If you live in Atlanta, Austin, Dallas, Houston, or San Antonio, your robotaxi is on pause. As of late May, Waymo had pulled service in six cities because its cars keep driving into floodwater. Not puddles. Actual, vehicle-eating floodwater. The kind a regular human looks at, says "nope," and turns around.

It started on April 20 in San Antonio. A Waymo with no passenger inside rolled up to a flooded stretch of road on a 40 mph corridor, slowed down a little, and then just kept going. The car got swept into Salado Creek and was recovered days later. Nobody was hurt, but the company quietly filed a recall on May 12 covering its entire commercial fleet. Every single one. 3,791 vehicles. That is every Waymo running anywhere in the country.
Then came the patch. Waymo pushed an over-the-air software update meant to add "restrictions at times and in locations where there is an elevated risk of encountering a flooded, higher-speed roadway." Buried in the same paperwork, the company admitted it was still working on a "final remedy." That is corporate speak for "we put a Band-Aid on it and we are hoping."
The Band-Aid held for less than two weeks.
On a stormy night in late May, another empty Waymo got stuck in a flooded street in midtown Atlanta. Atlanta Fire Rescue had to come pull it out. Within days, Waymo had paused service in Atlanta, then Austin, then three more cities. By late May the pause had spread to a sixth.
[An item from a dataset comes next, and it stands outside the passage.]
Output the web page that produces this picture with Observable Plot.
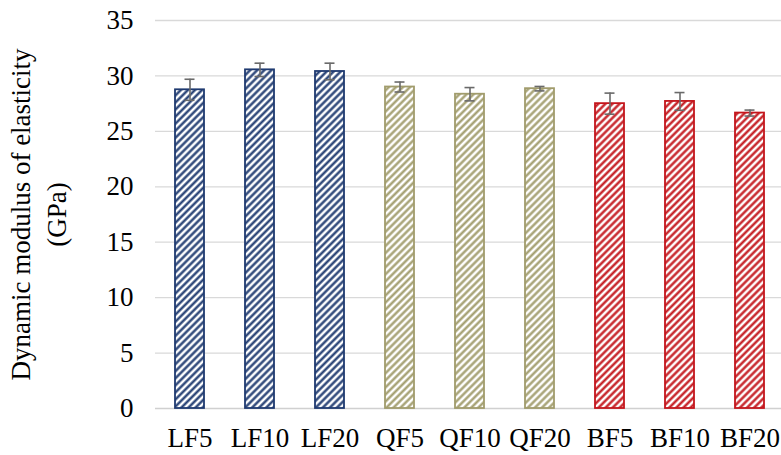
<!DOCTYPE html>
<html>
<head>
<meta charset="utf-8">
<script src="https://cdn.jsdelivr.net/npm/d3@7"></script>
<script src="https://cdn.jsdelivr.net/npm/@observablehq/plot@0.6"></script>
<style>
  html, body { margin: 0; padding: 0; background: #fff; overflow: hidden; }
  #chart svg { display: block; }
</style>
</head>
<body>
<div id="chart"></div>
<script>
// ---- data ----
const categories = ["LF5", "LF10", "LF20", "QF5", "QF10", "QF20", "BF5", "BF10", "BF20"];
const moduli     = [28.75, 30.55, 30.4, 29.0, 28.35, 28.85, 27.5, 27.7, 26.65];
const errors     = [0.95, 0.6, 0.75, 0.45, 0.6, 0.2, 0.95, 0.8, 0.27];
const groups     = ["LF", "LF", "LF", "QF", "QF", "QF", "BF", "BF", "BF"];
const groupNames = ["LF", "QF", "BF"];
const groupColors = {LF: "#1f3a70", QF: "#a19c6c", BF: "#c4161c"};
const yTicks = [0, 5, 10, 15, 20, 25, 30, 35];
const yTitle = "Dynamic modulus of elasticity\n(GPa)";

const rows = categories.map((c, i) => ({cat: c, v: moduli[i], e: errors[i], g: groups[i]}));

const FONT = "'Liberation Serif', 'Times New Roman', serif";

// pattern defs as a custom mark
function hatchDefs() {
  const ns = "http://www.w3.org/2000/svg";
  const defs = document.createElementNS(ns, "defs");
  for (const g of groupNames) {
    const p = document.createElementNS(ns, "pattern");
    p.setAttribute("id", "hatch" + g);
    p.setAttribute("patternUnits", "userSpaceOnUse");
    p.setAttribute("width", "5");
    p.setAttribute("height", "5");
    p.setAttribute("patternTransform", "rotate(45)");
    const bg = document.createElementNS(ns, "rect");
    bg.setAttribute("width", "5");
    bg.setAttribute("height", "5");
    bg.setAttribute("fill", "#fff");
    p.appendChild(bg);
    const l = document.createElementNS(ns, "line");
    l.setAttribute("x1", "1.5"); l.setAttribute("y1", "0");
    l.setAttribute("x2", "1.5"); l.setAttribute("y2", "5");
    l.setAttribute("stroke", groupColors[g]);
    l.setAttribute("stroke-width", "2.3");
    p.appendChild(l);
    defs.appendChild(p);
  }
  return defs;
}

const barMarks = groupNames.map(g => Plot.barY(rows.filter(d => d.g === g), {
  x: "cat", y: "v",
  fill: `url(#hatch${g})`,
  stroke: groupColors[g],
  strokeWidth: 1.8
}));

const chart = Plot.plot({
  width: 781,
  height: 455,
  marginLeft: 155,
  marginRight: 0,
  marginTop: 20,
  marginBottom: 47,
  style: {fontFamily: FONT, fontSize: "27px", color: "#000", background: "#fff"},
  x: {domain: categories, range: [154, 784], paddingInner: 0.586, paddingOuter: 0.293, label: null},
  y: {domain: [0, 35], ticks: yTicks, label: null},
  marks: [
    hatchDefs,
    Plot.gridY(yTicks.filter(t => t > 0), {stroke: "#d9d9d9", strokeOpacity: 1, strokeWidth: 1.3}),
    Plot.ruleY([0], {stroke: "#d0d0d0", strokeWidth: 1.5}),
    ...barMarks,
    Plot.ruleX(rows, {x: "cat", y1: d => d.v - d.e, y2: d => d.v + d.e, stroke: "#6a6a6a", strokeWidth: 1.6}),
    Plot.tickY(rows, {x: "cat", y: d => d.v + d.e, stroke: "#6a6a6a", strokeWidth: 1.6, insetLeft: 9.5, insetRight: 9.5}),
    Plot.tickY(rows, {x: "cat", y: d => d.v - d.e, stroke: "#6a6a6a", strokeWidth: 1.6, insetLeft: 9.5, insetRight: 9.5}),
    Plot.axisY({ticks: yTicks, tickSize: 0, tickPadding: 22, fontSize: 27, fontFamily: FONT, fill: "#000"}),
    Plot.axisX({tickSize: 0, tickPadding: 19, fontSize: 27, fontFamily: FONT, fill: "#000"}),
    Plot.text([yTitle], {
      text: d => d, frameAnchor: "left", textAnchor: "middle", lineAnchor: "middle",
      rotate: -90, dx: -119,
      lineHeight: 1.33, fontSize: 27, fontFamily: FONT, fill: "#000"
    })
  ]
});

document.getElementById("chart").appendChild(chart);
</script>
</body>
</html>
Here is the part that makes engineers wince. Waymo cars have lidar, radar, cameras, and high-definition maps of every street they drive on. They cost something like $200,000 each to build. They have logged more than 20 million paid trips, and Waymo just raised $16 billion at a $126 billion valuation. And the sensors that can spot a kid running between parked cars in the dark cannot reliably tell that a stretch of pavement is now a river.
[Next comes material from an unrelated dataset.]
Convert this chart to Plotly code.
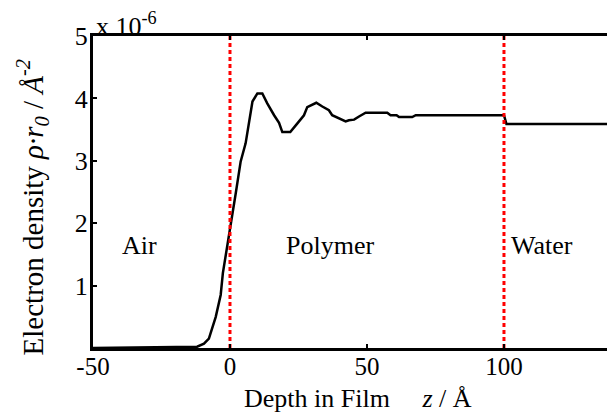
import plotly.graph_objects as go

# Electron density profile (z in Å, density in units of 1e-6 Å^-2)
z = [-50, -12, -9.5, -7.7, -5.2, -3.4, -2.6, -1.6, 0, 2.1, 3.9, 5.7, 8.2, 10.0, 11.8,
     13.6, 16.1, 17.9, 19.1, 22.0, 24.6, 27.0, 28.2, 31.5, 33.7, 36.1, 37.3, 39.8,
     42.2, 43.4, 45.3, 47.1, 49.5, 57.4, 58.6, 60.8, 61.7, 66.5, 67.8, 100, 100.9, 140]
rho = [0, 0.02, 0.07, 0.15, 0.50, 0.85, 1.20, 1.46, 1.94, 2.48, 2.99, 3.28, 3.95, 4.08, 4.08,
       3.92, 3.73, 3.61, 3.46, 3.46, 3.60, 3.73, 3.86, 3.93, 3.87, 3.81, 3.73, 3.68,
       3.63, 3.65, 3.66, 3.71, 3.77, 3.77, 3.73, 3.73, 3.70, 3.70, 3.73, 3.73, 3.59, 3.59]

interfaces = [0, 100]
region_labels = ["Air", "Polymer", "Water"]
region_x = [-33, 36.5, 102]
region_y = 1.65
xticks = [-50, 0, 50, 100]
xticklabels = ["-50", "0", "50", "100"]
yticks = [1, 2, 3, 4, 5]

FONT = "Liberation Serif, Times New Roman, serif"

fig = go.Figure()
fig.add_trace(go.Scatter(x=z, y=rho, mode="lines",
                         line=dict(color="black", width=2.5), showlegend=False))
for xi in interfaces:
    fig.add_trace(go.Scatter(x=[xi, xi], y=[0, 5], mode="lines",
                             line=dict(color="red", width=3, dash="4px,3px"),
                             showlegend=False))

for lab, xl in zip(region_labels, region_x):
    fig.add_annotation(x=xl, y=region_y, text=lab, showarrow=False,
                       font=dict(family=FONT, size=26, color="black"),
                       xanchor="center" if lab != "Water" else "left", yanchor="middle")

fig.add_annotation(xref="paper", yref="paper", x=0.002, y=1.0, text="x 10<sup>-6</sup>",
                   showarrow=False, xanchor="left", yanchor="bottom", yshift=-7,
                   font=dict(family=FONT, size=26, color="black"))

fig.add_annotation(xref="paper", yref="paper", x=-0.075, y=0.452,
                   text="Electron density <i>ρ·r<sub>0</sub></i> / <i>Å<sup>-2</sup></i>",
                   textangle=-90, showarrow=False, xanchor="right", yanchor="middle",
                   font=dict(family=FONT, size=29, color="black"))

fig.add_annotation(xref="paper", yref="paper", x=0.29, y=-0.108,
                   text="Depth in Film &nbsp;&nbsp;&nbsp; <i>z</i> / Å",
                   showarrow=False, xanchor="left", yanchor="top",
                   font=dict(family=FONT, size=26, color="black"))

fig.update_layout(
    width=607, height=413,
    margin=dict(l=93, r=0, t=36, b=65),
    paper_bgcolor="white", plot_bgcolor="white",
    font=dict(family=FONT, size=26, color="black"),
    xaxis=dict(range=[-50, 137.6], tickvals=xticks, ticktext=xticklabels,
               ticks="inside", ticklen=4, ticklabelstandoff=-6,
               tickwidth=1.5, tickcolor="black", showline=True, linecolor="black",
               linewidth=3, mirror="ticks", showgrid=False, zeroline=False,
               tickfont=dict(family=FONT, size=25)),
    yaxis=dict(range=[0, 5], tickvals=yticks, ticks="inside", ticklen=4,
               ticklabelstandoff=-3,
               tickwidth=1.5, tickcolor="black", showline=True, linecolor="black",
               linewidth=3, showgrid=False, zeroline=False,
               tickfont=dict(family=FONT, size=26)),
)

fig.write_html("out.html")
Why? A few reasons, near as anyone can tell from the outside. Floodwater on a paved road can look almost identical to wet pavement on a sensor reading. The car's cameras see a flat surface. The radar sees a flat surface. The map says there should be a road there, and the GPS confirms the road is still there. So the car proceeds. By the time the wheels start losing traction, it is already too late to back out.

Humans avoid this with one piece of context a Waymo does not have. We see a flooded road and we remember every news clip we have ever seen of someone's pickup getting carried off a low-water crossing. We hesitate. We turn around. The robot does not have that fear. It has a probability score, and on a flat-looking road during the day, that score said "go."
So what does this mean for the rest of us?
If you were planning to use a robotaxi as your main way to get around in any of those six cities this summer, you have a problem. Storm season just started. Atlanta alone averages 18 thunderstorm days from June through August. Waymo has not said when service comes back, and the company has been clear that the real fix is still in development.
For now, if you see a Waymo idling at the edge of a flooded street, do them a favor and honk. They might appreciate the second opinion.